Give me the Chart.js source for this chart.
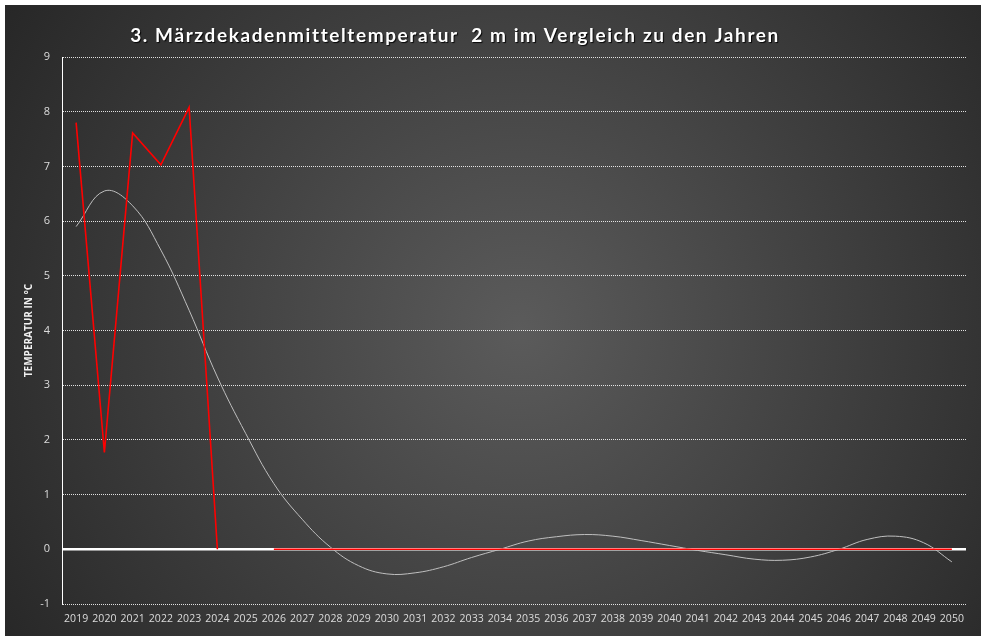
<!DOCTYPE html>
<html lang="de">
<head>
    <meta charset="UTF-8">
    <title>3. Märzdekadenmitteltemperatur</title>
    <script src="https://cdn.jsdelivr.net/npm/chart.js"></script>
    <style>
        html, body { margin: 0; padding: 0; background: #ffffff; }
        #wrap { width: 987px; height: 641px; }
    </style>
</head>
<body>
    <div id="wrap"><canvas id="chart" width="987" height="641"></canvas></div>
    <script>
        // Daten
        const TITLE = '3. Märzdekadenmitteltemperatur  2 m im Vergleich zu den Jahren';
        const years = ['2019', '2020', '2021', '2022', '2023', '2024', '2025', '2026', '2027', '2028',
            '2029', '2030', '2031', '2032', '2033', '2034', '2035', '2036', '2037', '2038',
            '2039', '2040', '2041', '2042', '2043', '2044', '2045', '2046', '2047', '2048',
            '2049', '2050'];
        // gemessene Werte (2025 fehlt, danach 0)
        const temps = [7.8, 1.77, 7.61, 7.03, 8.08, 0, null, 0, 0, 0,
            0, 0, 0, 0, 0, 0, 0, 0, 0, 0,
            0, 0, 0, 0, 0, 0, 0, 0, 0, 0,
            0, 0];
        // Trendlinie (Polynom)
        const trend = [5.9, 6.55, 6.28, 5.47, 4.37, 3.15, 2.12, 1.2, 0.55, 0.04,
            -0.3, -0.45, -0.43, -0.32, -0.15, 0.0, 0.15, 0.23, 0.27, 0.24,
            0.16, 0.07, -0.02, -0.1, -0.18, -0.2, -0.14, 0.0, 0.18, 0.24,
            0.12, -0.23];
        const yTicks = [-1, 0, 1, 2, 3, 4, 5, 6, 7, 8, 9];

        // Hintergrund mit Verlauf
        const bgPlugin = {
            id: 'bg',
            beforeDraw(chart) {
                const ctx = chart.ctx;
                ctx.save();
                ctx.fillStyle = '#ffffff';
                ctx.fillRect(0, 0, chart.width, chart.height);
                const g = ctx.createRadialGradient(520, 330, 0, 520, 330, 620);
                g.addColorStop(0, '#5b5b5b');
                g.addColorStop(1, '#262626');
                ctx.fillStyle = g;
                ctx.fillRect(5, 5, 976, 631);
                ctx.restore();
            }
        };

        // Titel mit Buchstabenabstand und Schatten
        const titlePlugin = {
            id: 'bigTitle',
            afterDraw(chart) {
                const ctx = chart.ctx;
                ctx.save();
                ctx.font = 'bold 19px Lato';
                ctx.letterSpacing = '1.6px';
                ctx.textAlign = 'center';
                ctx.textBaseline = 'middle';
                ctx.shadowColor = 'rgba(0,0,0,0.9)';
                ctx.shadowOffsetX = 1;
                ctx.shadowOffsetY = 1;
                ctx.shadowBlur = 1;
                ctx.fillStyle = '#ffffff';
                ctx.fillText(TITLE, 455, 36);
                ctx.restore();
            }
        };

        const ctx = document.getElementById('chart').getContext('2d');
        const chart = new Chart(ctx, {
            type: 'line',
            data: {
                labels: years,
                datasets: [
                    {
                        label: 'Temperatur',
                        data: temps,
                        borderColor: '#ff0000',
                        borderWidth: 1.6,
                        pointRadius: 0,
                        tension: 0,
                        spanGaps: false,
                        fill: false
                    },
                    {
                        label: 'Trend',
                        data: trend,
                        borderColor: '#bfbfbf',
                        borderWidth: 1,
                        pointRadius: 0,
                        tension: 0.4,
                        fill: false
                    }
                ]
            },
            options: {
                responsive: false,
                animation: false,
                layout: { padding: { left: 0, right: 21, top: 57, bottom: 0 } },
                plugins: {
                    legend: { display: false },
                    title: { display: false },
                    tooltip: { enabled: false }
                },
                scales: {
                    x: {
                        offset: true,
                        grid: { display: false, drawTicks: false },
                        border: { display: false },
                        ticks: {
                            color: '#dcdcdc',
                            font: { family: 'Open Sans', size: 10.5 },
                            padding: 9,
                            maxRotation: 0,
                            autoSkip: false
                        },
                        afterFit(scale) { scale.height = 37; }
                    },
                    y: {
                        min: -1,
                        max: 9,
                        afterBuildTicks(scale) {
                            scale.ticks = yTicks.map(v => ({ value: v }));
                        },
                        grid: {
                            drawTicks: false,
                            color: c => c.tick && c.tick.value === 0 ? '#ffffff' : 'rgba(255,255,255,0.85)',
                            lineWidth: c => c.tick && c.tick.value === 0 ? 2.5 : 1
                        },
                        border: {
                            display: true,
                            color: '#ffffff',
                            width: 1,
                            dash: c => c.tick && c.tick.value === 0 ? [] : [1, 1]
                        },
                        ticks: {
                            color: '#dcdcdc',
                            font: { family: 'Open Sans', size: 11 },
                            padding: 12
                        },
                        title: {
                            display: true,
                            text: 'TEMPERATUR IN °C',
                            color: '#f0f0f0',
                            font: { family: 'Open Sans', size: 10, weight: 'bold' },
                            padding: { top: 23, bottom: 0 }
                        },
                        afterFit(scale) { scale.width = 62; }
                    }
                }
            },
            plugins: [bgPlugin, titlePlugin]
        });
    </script>
</body>
</html>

● TASK DETAILS:
Which lines include the word "chart"? List them all.

● RESULT OF THE TASK:
Give me the Chart.js source for this chart.
    <script src="https://cdn.jsdelivr.net/npm/chart.js"></script>
    <div id="wrap"><canvas id="chart" width="987" height="641"></canvas></div>
            beforeDraw(chart) {
                const ctx = chart.ctx;
                ctx.fillRect(0, 0, chart.width, chart.height);
            afterDraw(chart) {
                const ctx = chart.ctx;
        const ctx = document.getElementById('chart').getContext('2d');
        const chart = new Chart(ctx, {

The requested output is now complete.